Lo pone ahí, en el pedestal— le sacó de dudas la recepcionista.
—El fundador de este
establecimiento. ¿Me equivoco?
—Perdón. Marcel
Proust fue un escritor muy famoso.
—Discúlpeme,
señorita. Yo soy técnico en ordenadores. Uno se pasa el día vendiendo máquinas.
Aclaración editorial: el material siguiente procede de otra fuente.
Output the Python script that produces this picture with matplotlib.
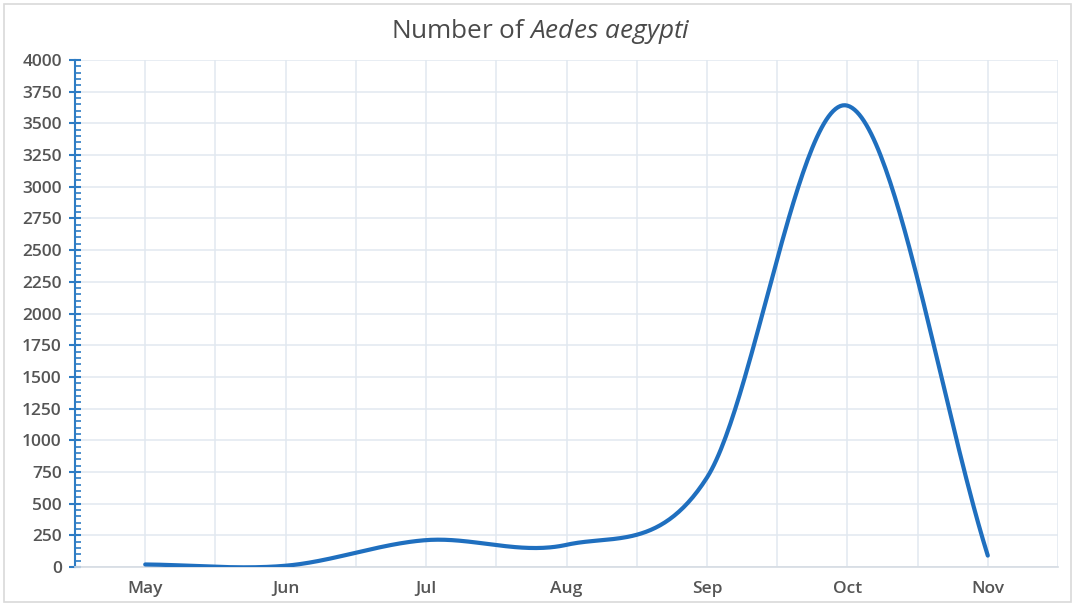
import numpy as np
import matplotlib
matplotlib.use("Agg")
import matplotlib.pyplot as plt
from matplotlib.patches import Rectangle
from matplotlib.ticker import MultipleLocator

months = ["May", "Jun", "Jul", "Aug", "Sep", "Oct", "Nov"]
counts = [20, 10, 212, 175, 705, 3640, 90]

plt.rcParams['font.family'] = ['Open Sans', 'DejaVu Sans']
plt.rcParams['mathtext.fontset'] = 'custom'
plt.rcParams['mathtext.rm'] = 'Open Sans'
plt.rcParams['mathtext.it'] = 'Open Sans:italic'

def smooth(xs, ys, n=60):
    xs = np.asarray(xs, float); ys = np.asarray(ys, float)
    N = len(xs)
    m = np.zeros(N)
    for i in range(N):
        if i == 0:
            m[i] = ys[1] - ys[0]
        elif i == N - 1:
            m[i] = ys[-1] - ys[-2]
        else:
            m[i] = (ys[i + 1] - ys[i - 1]) / 2
    ox, oy = [], []
    for i in range(N - 1):
        t = np.linspace(0, 1, n, endpoint=(i == N - 2))
        h00 = 2*t**3 - 3*t**2 + 1
        h10 = t**3 - 2*t**2 + t
        h01 = -2*t**3 + 3*t**2
        h11 = t**3 - t**2
        ox.append(xs[i] + t * (xs[i + 1] - xs[i]))
        oy.append(h00*ys[i] + h10*m[i] + h01*ys[i+1] + h11*m[i+1])
    return np.concatenate(ox), np.concatenate(oy)

fig = plt.figure(figsize=(10.75, 6.06), dpi=100)
fig.patch.set_facecolor('white')
fig.add_artist(Rectangle((4/1075, 4/606), 1067/1075, 598/606, transform=fig.transFigure,
                         fill=False, edgecolor='#d9d9d9', linewidth=1.2))

ax = fig.add_axes([75/1075, 39/606, 983/1075, 507/606])
x = np.arange(len(months))
sx, sy = smooth(x, counts)
ax.plot(sx, sy, color='#1f6fbf', linewidth=3.0, solid_capstyle='round', zorder=3)

ax.set_xlim(-0.5, len(months) - 0.5)
ax.set_ylim(0, 4000)
ax.set_xticks(x)
ax.set_xticklabels(months)
ax.xaxis.set_minor_locator(MultipleLocator(0.5))
ax.yaxis.set_major_locator(MultipleLocator(250))
ax.yaxis.set_minor_locator(MultipleLocator(50))

gc = '#e1e8f0'
ax.grid(True, which='major', axis='y', color=gc, linewidth=1.1)
ax.grid(True, which='both', axis='x', color=gc, linewidth=1.1)
ax.set_axisbelow(True)

for s in ['top', 'right']:
    ax.spines[s].set_visible(False)
ax.spines['bottom'].set_color('#d5dce3')
ax.spines['bottom'].set_linewidth(1.2)
ax.spines['left'].set_color('#2e7cc4')
ax.spines['left'].set_linewidth(1.5)

ax.tick_params(axis='x', which='both', length=0, labelsize=12.5, labelcolor='#555555', pad=10)
ax.tick_params(axis='y', which='major', direction='inout', length=9, width=1.5, color='#2e7cc4',
               labelsize=12.5, labelcolor='#555555', pad=5)
ax.tick_params(axis='y', which='minor', direction='in', length=4, width=1.2, color='#2e7cc4')
for lab in ax.get_xticklabels() + ax.get_yticklabels():
    lab.set_fontweight('semibold')

fig.text(0.503, 0.948, r"Number of $\it{Aedes\ aegypti}$", ha='center', va='center',
         fontsize=18.8, color='#4a4a4a')

fig.savefig('out.png', dpi=100, facecolor='white')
Veo que he metido la pata.
—No, por Dios.
—¿Escribió algo
importante este señor?
—Confieso que
tampoco le he leído nada— respondió la recepcionista— Lo tenemos aquí porque
fue un buen cliente del hotel. Creo que escribió la historia de una magdalena.
—¿Ah, sí?
Precisamente, señorita, yo acabo de informatizar una vieja fábrica de galletas,
magdalenas y bizcochos para ponerla al día.
—¡Qué casualidad!
Tome la llave, señor. Habitación 216. Tiene una magnífica vista al mar.
Bienvenido.
El hotel conservaba
el esplendor decadente adherido a los espejos biselados, a los frescos con
ninfas danzantes, a las cortinas de terciopelo verde manzana. En la pecera del
comedor los antiguos crustáceos, que eran aristócratas y burgueses de
entreguerras, habían sido suplantados por ejecutivos, programadores y
vendedores informáticos, quienes después de cada sesión de trabajo invadían los
salones y no paraban de soltar carcajadas sobre las floridas alfombras;
repantingados en los canapés con un licor en la mano seguían con ojos golosos a
las chicas de carnes mesocráticas que cruzaban en bikini por el salón, aunque
ninguna era ya Albertina, ni Andrée, ni Gisèle ni Rosemunde, aquellas muchachas
en flor desaparecidas junto con el fantasma de Proust.